Warning about interpretation of Florida's new 'warning shot' law

Bill signed into law by Governor Rick Scott

PALM BEACH COUNTY, Fla. - Some are warning about Florida's new 'warning shot' bill recently signed into law by Governor Rick Scott. The top prosecutor in Palm Beach County says the effectiveness and impact of this new law on the books may come down to how the public perceives it.

Governor Scott signed into law a controversial bill involving the state's 'Stand Your Ground' self-defense rules, making it legal - in some circumstances - to fire a 'warning shot' if they feel threatened.

"This does not give people license to start shooting indiscriminately into the air," said Dave Aronberg, Palm Beach County State Attorney. Aronberg said perception and understanding of this law is key. Anyone who fires such a 'warning shot', he said, must be able to show they had reasonable fear of serious injury. "It's got to be something real. It's got to be something tangible. It's got to be something imminent," he said.

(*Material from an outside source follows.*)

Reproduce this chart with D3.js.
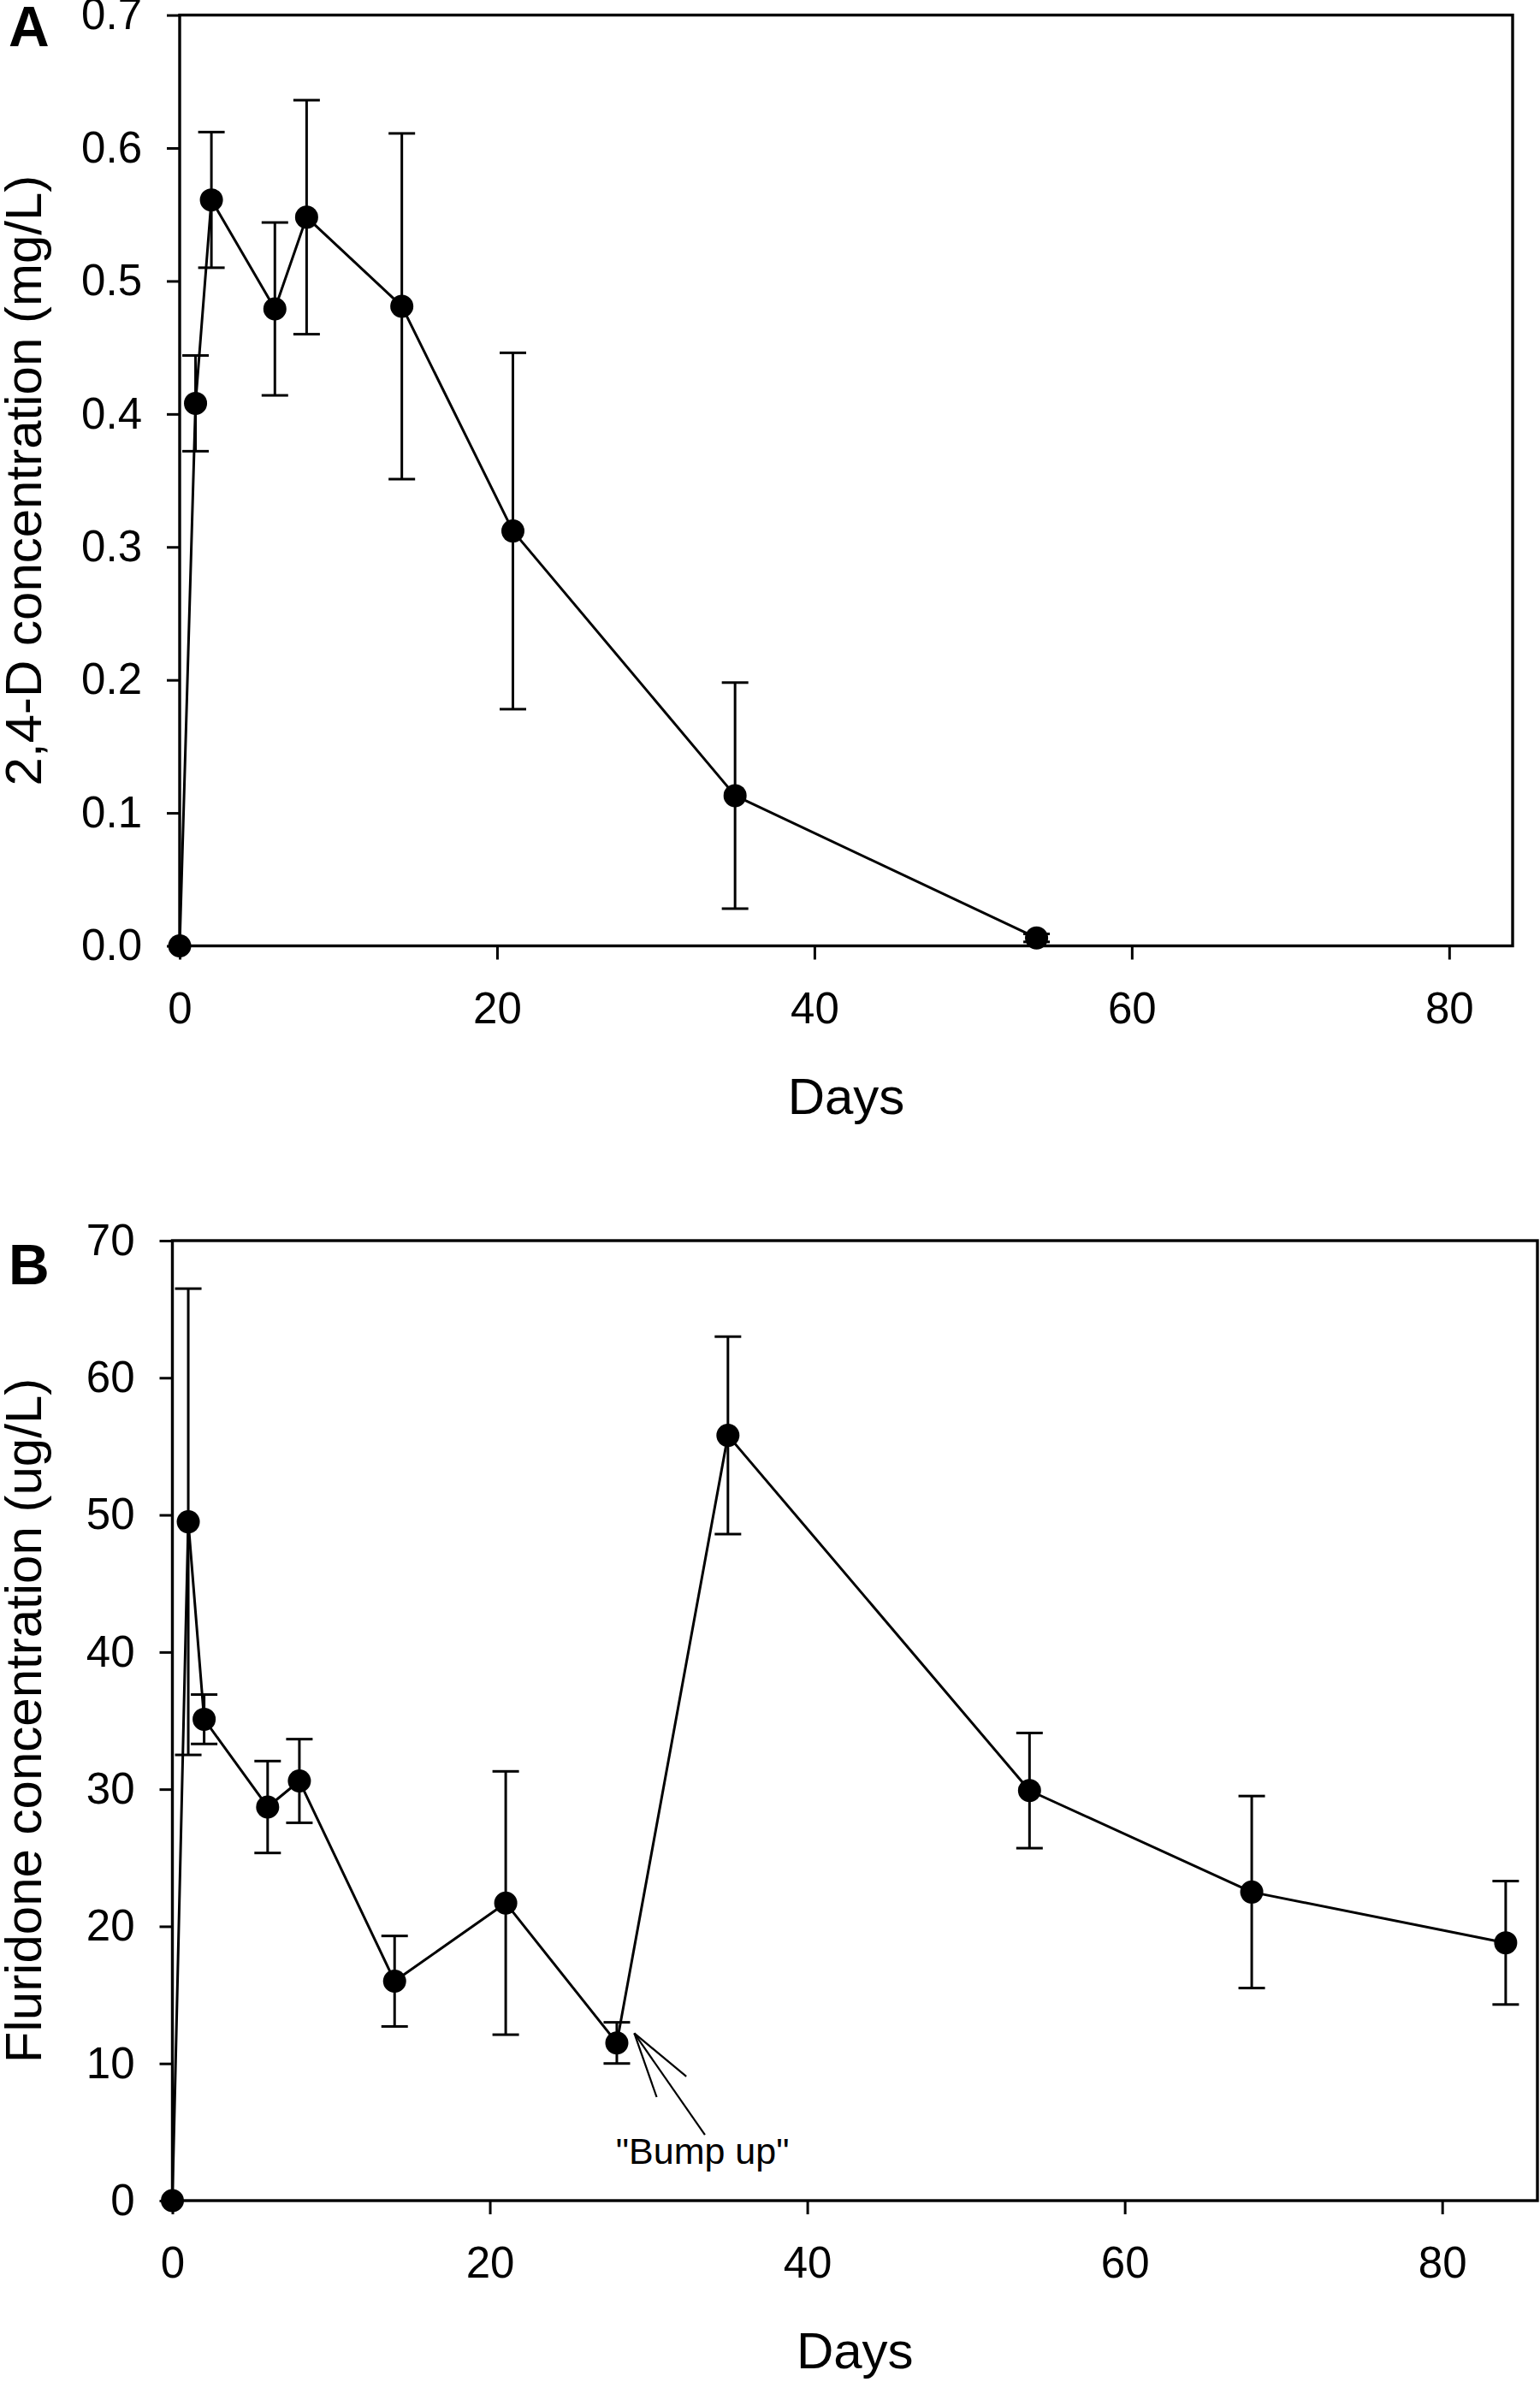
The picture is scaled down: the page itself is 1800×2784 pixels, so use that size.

Responsible gun owners fear that some gun-toting Floridians may interpret the new law incorrectly - as an invitation to open fire.

"The only problem that we're probably going to see is what the public's perception of the law actually is," said Chuck Papp, manager at Palm Beach Shooting Center in Lake Worth. "Time will tell."    

The bill was inspired by the case of Marissa Alexander, a Jacksonville woman who was faces 60 years in prison for firing a warning shot during a domestic dispute. Unfortunately for her, the new measure does not cover cases from the past.

The new 'warning shot' law took effect immediately with the governor's signature on Friday.